You’ve heard the phrases, “Stop and smell the roses,” “Less is more” and “It’s not the destination; it’s the journey.”
Ikebana, pronounced “eee kay bana” and roughly translated from Japanese as “the way of the flower,” is a practice in floral arrangement that encapsulates all three of these sentiments.
To fully understand the principles of ikebana would take a lifetime – similar to understanding the symbolism woven into Oriental rugs. This practice has been around since the 6th century and is steeped with history and culture.
It began in Japan with the arrival of Buddhism by way of China. Japanese converts initiated the tradition of leaving floral offerings at Buddhist temples. It then grew into a defined and structured art form with the establishment of its first school, Ikebono, in Kyoto in the 15th century. Other schools, with variations of ideals and aesthetics, soon followed. Over time, ikebana evolved from a religious ritual to a pastime practiced by palace aristocrats and eventually by 19th century ladies of leisure.
Today, with the yearning for a destressed and simplified lifestyle, ikebana has become popular again. Let me go back to my three opening phrases. The point of ikebana is not having a beautiful floral arrangement in the end, but is the way in which one spends time creating it. It’s a time of reflection and meditation. It’s a time to balance the yin and yang of everyday life and to contemplate the visible and invisible powers within and beyond ourselves.
It’s a time to reflect on the meaning of life and death, joy and sorry, luxury and simplicity. It’s not a time of conflict and opposition but rather of complements and compatibility.
This duality is embodied in the two Japanese styles.
Tatehana, which translates as “standing flowers” and nageire, meaning “thrown in.” Tatehana evolved from those sacred offerings left at Buddhist shrines and refers to the standing flowers or other upright elements in an arrangement. They represent grandeur and formality.
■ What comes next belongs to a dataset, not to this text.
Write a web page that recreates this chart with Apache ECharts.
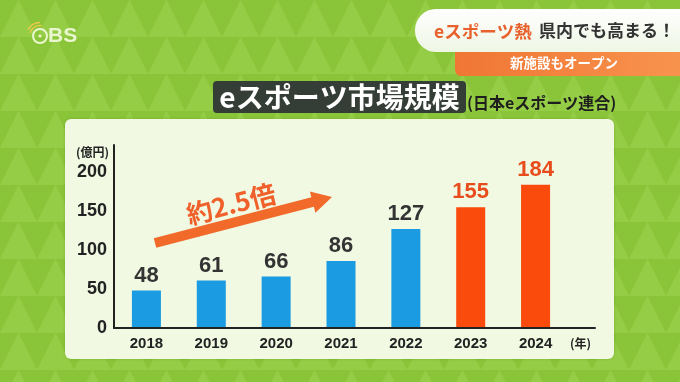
<!DOCTYPE html>
<html>
<head>
<meta charset="utf-8">
<script src="https://cdn.jsdelivr.net/npm/echarts@6/dist/echarts.min.js"></script>
<style>
html,body{margin:0;padding:0;width:680px;height:382px;overflow:hidden;}
body{
  background-color:#8ac539;
  background-image:url("data:image/svg+xml;utf8,<svg xmlns='http://www.w3.org/2000/svg' width='37' height='37'><polygon points='0,37 18.5,0 37,37' fill='%2396cd46'/></svg>");
  background-size:37px 37px;
}
#chart{width:680px;height:382px;}
</style>
</head>
<body>
<div id="chart"></div>
<script>
// ---- data ----
const years = ['2018', '2019', '2020', '2021', '2022', '2023', '2024'];
const marketSize = [48, 61, 66, 86, 127, 155, 184];   // 億円
const highlightYears = ['2023', '2024'];
const yTickValues = [0, 50, 100, 150, 200];

// ---- styles ----
const BLUE = '#1b9be2';
const ORANGE = '#fa4a0c';
const LABEL_DARK = '#333333';
const LABEL_ORANGE = '#e84c1c';
const NUM_FONT = '"Liberation Sans", Arial, "Noto Sans CJK JP", sans-serif';
const JP_FONT = '"Noto Sans CJK JP", "Liberation Sans", sans-serif';

const barData = marketSize.map((v, i) => {
  const hi = highlightYears.includes(years[i]);
  return {
    value: v,
    itemStyle: { color: hi ? ORANGE : BLUE },
    label: { color: hi ? LABEL_ORANGE : LABEL_DARK }
  };
});

// arrow geometry (decoration)
const tail = [155, 243], tip = [332, 197];
const dx = tip[0] - tail[0], dy = tip[1] - tail[1];
const L = Math.sqrt(dx * dx + dy * dy);
const u = [dx / L, dy / L], n = [-u[1], u[0]];
const headLen = 20, shaftHW = 5, headHW = 11;
const b = [tip[0] - headLen * u[0], tip[1] - headLen * u[1]];
const P = (p, k) => [p[0] + k * n[0], p[1] + k * n[1]];
const arrowPts = [P(tail, -shaftHW), P(b, -shaftHW), P(b, -headHW), tip, P(b, headHW), P(b, shaftHW), P(tail, shaftHW)];

const chart = echarts.init(document.getElementById('chart'), null, { renderer: 'canvas' });
chart.setOption({
  backgroundColor: 'transparent',
  animation: false,
  grid: [
    { left: 114, top: 145, width: 454, bottom: 54, containLabel: false },
    { left: 114, top: 145, right: 85, bottom: 54, containLabel: false }
  ],
  xAxis: [
    {
      type: 'category',
      gridIndex: 0,
      data: years,
      z: 3,
      axisLine: { show: false },
      axisTick: { show: false },
      axisLabel: { color: '#222', fontSize: 15, fontWeight: 'bold', fontFamily: NUM_FONT, margin: 8 },
      name: '(年)',
      nameLocation: 'end',
      nameGap: 2,
      nameTextStyle: { color: '#222', fontSize: 12, fontWeight: 'bold', fontFamily: JP_FONT, verticalAlign: 'top', align: 'left', padding: [9, 0, 0, 0] }
    },
    {
      type: 'value',
      gridIndex: 1,
      min: 0, max: 1,
      z: 3,
      axisLine: { show: true, lineStyle: { color: '#222', width: 2 } },
      axisTick: { show: false },
      axisLabel: { show: false },
      splitLine: { show: false }
    }
  ],
  yAxis: [
    {
      type: 'value',
      gridIndex: 0,
      min: 0,
      max: 235,
      interval: 50,
      z: 3,
      axisLine: { show: true, lineStyle: { color: '#222', width: 2 } },
      axisTick: { show: false },
      splitLine: { show: false },
      axisLabel: {
        color: '#222', fontSize: 18, fontWeight: 'bold', fontFamily: NUM_FONT, margin: 7,
        formatter: v => yTickValues.includes(v) ? String(v) : ''
      },
      name: '(億円)',
      nameLocation: 'end',
      nameGap: -7,
      nameTextStyle: { color: '#222', fontSize: 12, fontWeight: 'bold', fontFamily: JP_FONT, align: 'right', verticalAlign: 'middle', padding: [0, 5, 0, 0] }
    },
    { type: 'value', gridIndex: 1, show: false }
  ],
  series: [
    {
      type: 'bar',
      xAxisIndex: 0,
      yAxisIndex: 0,
      data: barData,
      barWidth: 29,
      z: 2,
      label: {
        show: true,
        position: 'top',
        distance: 4,
        fontSize: 22,
        fontWeight: 'bold',
        fontFamily: NUM_FONT
      }
    }
  ],
  graphic: [
    // chart panel
    { type: 'rect', z: -5, shape: { x: 65, y: 119, width: 549, height: 240, r: 6 },
      style: { fill: '#f1f9e3', shadowBlur: 3, shadowColor: 'rgba(0,0,0,0.15)' } },
    // title box
    { type: 'rect', z: 1, shape: { x: 213, y: 81, width: 253, height: 32, r: 4 },
      style: { fill: '#353d37' } },
    { type: 'text', z: 2, x: 339.5, y: 97,
      style: { text: 'eスポーツ市場規模', fill: '#ffffff', font: 'bold 28px ' + JP_FONT, align: 'center', verticalAlign: 'middle' } },
    { type: 'text', z: 2, x: 467, y: 103,
      style: { text: '(日本eスポーツ連合)', fill: '#1e1e1e', font: 'bold 16px ' + JP_FONT, align: 'left', verticalAlign: 'middle' } },
    // top-right banner
    { type: 'rect', z: 1, shape: { x: 455, y: 50, width: 240, height: 26, r: [0, 0, 0, 6] },
      style: { fill: new echarts.graphic.LinearGradient(0, 0, 1, 0, [{ offset: 0, color: '#f07634' }, { offset: 1, color: '#f8954f' }]) } },
    { type: 'rect', z: 2, shape: { x: 415, y: 9, width: 280, height: 43, r: [21, 0, 0, 21] },
      style: { fill: new echarts.graphic.LinearGradient(0, 0, 0, 1, [{ offset: 0, color: '#ffffff' }, { offset: 1, color: '#eef6e4' }]) } },
    { type: 'text', z: 3, x: 434, y: 31,
      style: { text: 'eスポーツ熱', fill: '#e8612c', font: 'bold 17.5px ' + JP_FONT, align: 'left', verticalAlign: 'middle' } },
    { type: 'text', z: 3, x: 539, y: 31,
      style: { text: '県内でも高まる！', fill: '#333333', font: 'bold 17px ' + JP_FONT, align: 'left', verticalAlign: 'middle' } },
    { type: 'text', z: 3, x: 564, y: 63,
      style: { text: '新施設もオープン', fill: '#ffffff', font: 'bold 13.5px ' + JP_FONT, align: 'center', verticalAlign: 'middle' } },
    // OBS logo
    { type: 'circle', z: 1, shape: { cx: 40, cy: 36, r: 7 },
      style: { fill: 'none', stroke: '#eaf6cf', lineWidth: 2 } },
    { type: 'circle', z: 1, shape: { cx: 40, cy: 36, r: 1.6 },
      style: { fill: '#eaf6cf' } },
    { type: 'arc', z: 1, shape: { cx: 40, cy: 36, r: 10.5, startAngle: Math.PI * 1.1, endAngle: Math.PI * 1.55 },
      style: { stroke: '#e9c94a', lineWidth: 1.5, fill: 'none' } },
    { type: 'arc', z: 1, shape: { cx: 40, cy: 36, r: 13.5, startAngle: Math.PI * 1.15, endAngle: Math.PI * 1.5 },
      style: { stroke: '#e9c94a', lineWidth: 1.5, fill: 'none' } },
    { type: 'text', z: 1, x: 48, y: 36,
      style: { text: 'BS', fill: '#eaf6cf', font: 'bold 21px ' + NUM_FONT, align: 'left', verticalAlign: 'middle' } },
    // growth arrow
    { type: 'polygon', z: 5, shape: { points: arrowPts },
      style: { fill: '#f26a2a' } },
    { type: 'text', z: 5, x: 231, y: 204, rotation: Math.atan2(-dy, dx),
      style: { text: '約2.5倍', fill: '#f0602a', font: 'bold 26px ' + JP_FONT, align: 'center', verticalAlign: 'middle' } }
  ]
});
</script>
</body>
</html>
Nageire evolved as a response to tatehana and is more individualistic and free-flowing. While long-lasting pine branches, bamboo, tall grasses, and vertically-stemmed flowers would be considered tatehana, fleeting, delicate and wispy flowers would be considered nageire.
Ikebana searches for the balance between these two styles. While doing so, the artist, the floral sculptor if you will, becomes reflective. He or she slows down and transcends into a more meditative state of mind. Ikebana offers a way to shut out the world and listen to oneself. If you really think about that last sentence, you’ll realize that this is more difficult than it sounds. Even if you found a quiet space to take a break from the world, would your mind still be active? Would you still be talking to yourself, making mental to-do lists, and hoping for this and that?
Over the centuries, different ikebana schools have evolved with different practices and emphases, but all share a few principles: silence, minimalism, shape, form, humanity, aesthetics, and structure. Silence offers us time to observe nature in a way that we may otherwise ignore. We can use our five senses to appreciate the inherent qualities in the materials we’ve chosen to create our arrangement. Silence brings peace to our minds. We become more patient, deliberate and wise.
Minimalism follows the ideals of Buddhism and is reflected in the shapes and quantity of elements used in an arrangement. Shapes create simple, natural, and graceful lines. The form of an arrangement is found rather than planned – which translates into a deeper meaning. That is, during this time of reflection, we find what is within ourselves, what is already there.
The humanity aspect of ikebana is a matter of expressing one’s feelings or thoughts. They are reflected through the materials and composition of the arrangement. The arrangement is also based on Japanese aesthetics which include a sense of imperfection, elegance, subtlety, originality, mystery, ethics, discipline, uniqueness, and empty space.
Ikebana also calls for a basic structure in the form of a scalene triangle (one with three unequal sides) delineated by three main points. The triangle is called “tai-yo-fuki” and represents the sky (the tallest point), the earth (the lowest point), and mankind (the point in between that tries to negotiate itself between the other two). Often times, the triangle is formed with twigs or other stable elements. Each element, and the way it is placed, symbolizes a thought or a purpose.
Many natural materials can be used to compose an ikebana arrangement. In addition to cut flowers, twigs and branches, elements like seashells, rocks, fruit and berries can also be incorporated. Remember, the final composition is not as significant as the way in which it was created.
Ikebana arrangements are easy to identify by their deliberate simplicity, sparsity, asymmetrical form, and aura of serenity. They effortlessly emit an ethereal and mystical quality and a quiet strength. It’s as if time stands still. They speak to us, and in our time of reflection and silence, we hear what they have to say.
It can be challenging to turn off the chatter. It can be challenging to be still and just listen to glorious silence. It can be even more challenging to hear what comes through the silence. But such time is crucial to our physical, mental and spiritual well-being. For those who feel they must always be doing instead of just being, ikebana may be a good exercise for you. If practiced in true form, you will accomplish both and also have a floral representation of your efforts.